We believe that we are judged on Rosh Hashana and Yom Kippur for the year gone by and the year to come.
If our forecast is inescapable, why would we spend the year hoping for anything different?
While we believe in a Judgment Day, we nonetheless believe that it is still only a snapshot in time and that with repentance, prayer, and charity; we can change our fates – וּתְשׁוּבָה וּתְפִלָּה וּצְדָקָה מַעֲבִירִין אֶת רֹעַ הַגְּזֵרָה.
The Lubavitcher Rebbe notes that the conventional translation of these words obscures their literal meanings.
The word for repentance means homecoming or return – because however lost we may be, we can find our way home – תְשׁוּבָה. The word for prayer means judging ourselves through earnest introspection – תְפִלָּה. The word for charity means justice – because it is something we dispense ourselves – צְדָקָה.
These are all aspects of ourselves that we have agency over.

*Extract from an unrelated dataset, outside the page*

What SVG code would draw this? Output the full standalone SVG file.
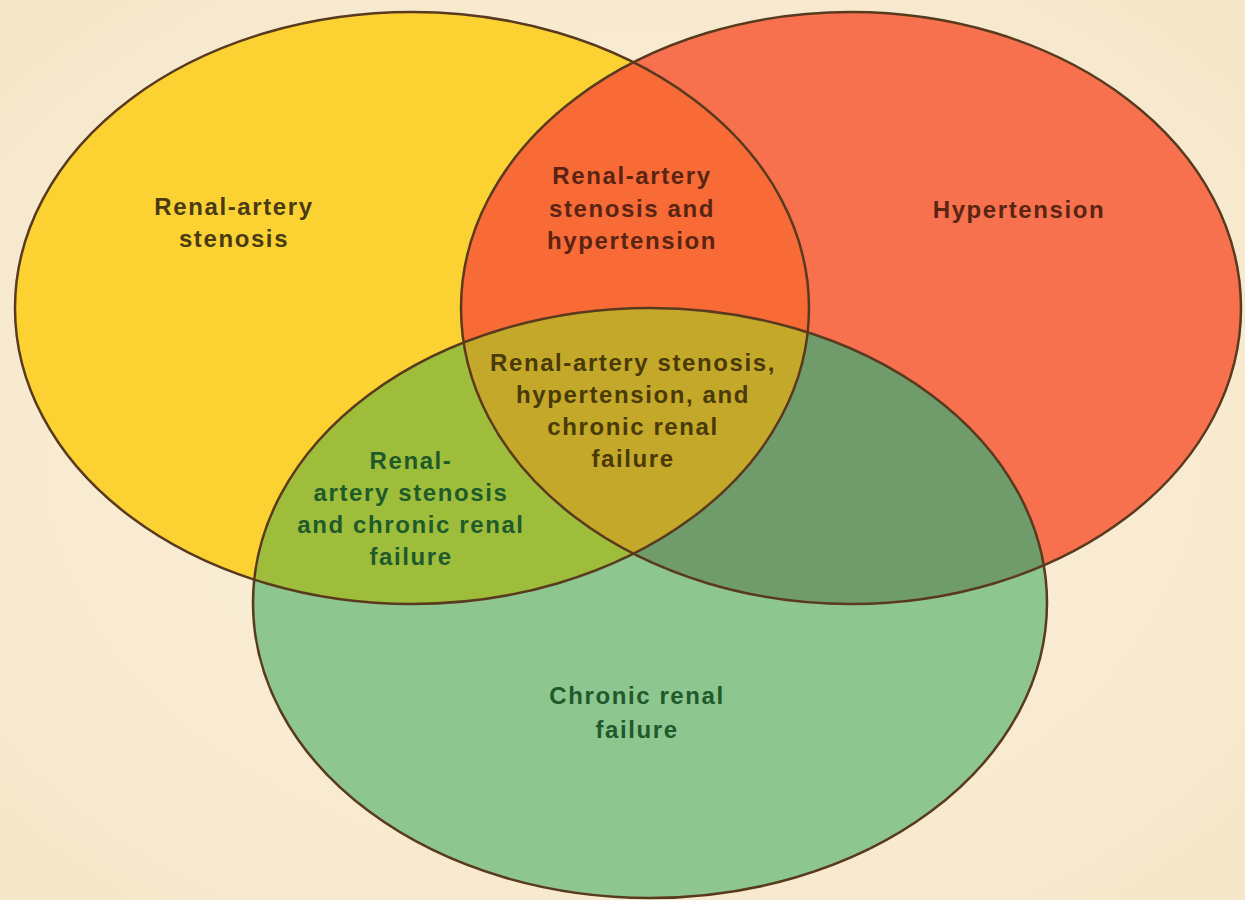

R’ Micha Berger notes that they each parallel the three kinds of relationships we have – with God; with others; and with ourselves.
Reminding ourselves that there is a God who wants us to be more than sentient mammals; who watches over us, and what that means for the way choose to live are expressions of Tefila that we control.
Giving charity; volunteering; speaking kindly; helping a neighbor, and appreciating family and friends are all expressions of Tzedaka we control.
Improving ourselves; developing a more even temper; cultivating humility, and choosing to live an authentically Jewishly oriented lifestyle are all expressions of Teshuva that we control.
Improving just a single characteristic constitutes a change substantial enough that we believe it can change the future.
You are the master of your fate and the captain of your destiny.